Church is a 34-year-old married mother of two children, living in Alberta, Canada. She enrolled in 2020 after leaving a position as an organizational development consultant in the health care system and working on a small staff at a North American Baptist church.
“I grew up going to church off and on,” she says. “Neither my husband nor I had a long history of church beyond attendance once a week. It wasn’t until we were in our early twenties that we became invested in serving the church.”
She is attracted by the “fluidity and autonomy” of the Kairos program. “You are walking away with something that is organized in a particular manner. It’s for people who are able to articulate their starting point, and where they want to go. How you explore is up to the student. It’s an intimate, vulnerable experience.”

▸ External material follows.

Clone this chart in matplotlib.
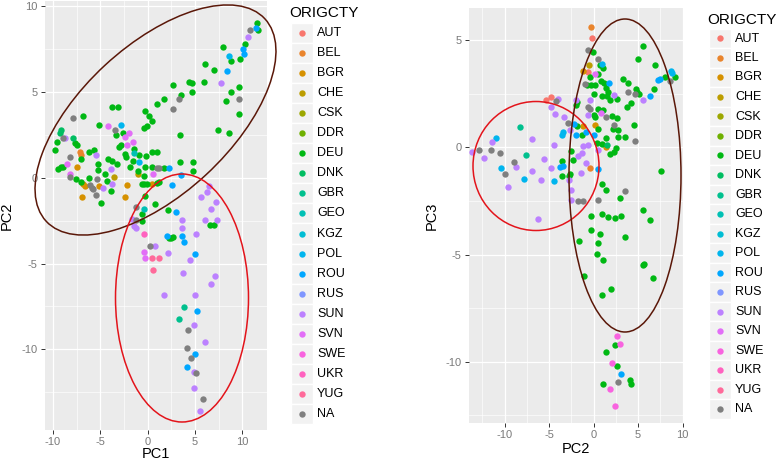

Wilson, 30, is reflective and scholarly. He grew up in a church, and admits to “going off the rails” as a young man. He chose to go to a Bible college “to be immersed in the Church in a deeper way.”
A philosophy professor took him under his wing with extracurricular reading in philosophy and theology, what Wilson now calls “a discipleship, a deep formation one-on-one with this philosopher. Obviously, there’s importance to the submission to a curriculum, but I’m more interested in serious, deep research and guidance from those ahead of me. Kairos seemed like the best fit. I’m growing in the virtues according to my mentors’ instruction and my reading, and I’m actually having to put these things into practice. It’s a total formation.”
I’m growing in the virtues according to my mentors’ instruction and my reading, and I’m actually having to put these things into practice. It’s a total formation.
No turning back
Kairos University is part of a generational movement in theological education, one potential pathway to address institutional viability. There are now 12 ATS-accredited schools offering some form of CBTE, and another dozen or so planning to offer such programs in the next two years, says Caldwell. Kairos’ example is alluring: In the first seven years, it became an international institution, erased $7.2 million in institutional debt, grew its endowment by $6.5 million, and expanded enrollment from 150 to more than 1,000 students.
Henson is already thinking about the challenges that lie ahead. “When we launched I could get all of the board, all of the faculty, all of the staff in one room,” he says. “That’s not really feasible now. This is really a distributed community with localized power and authority, but with a common culture and commitment to following Jesus.
“And so how do we do that without burning people out in the process? We’re developing systems and structures that can support our growth, but doing that without falling back on the traditional hierarchy and bureaucratic systems that tend to define higher education.”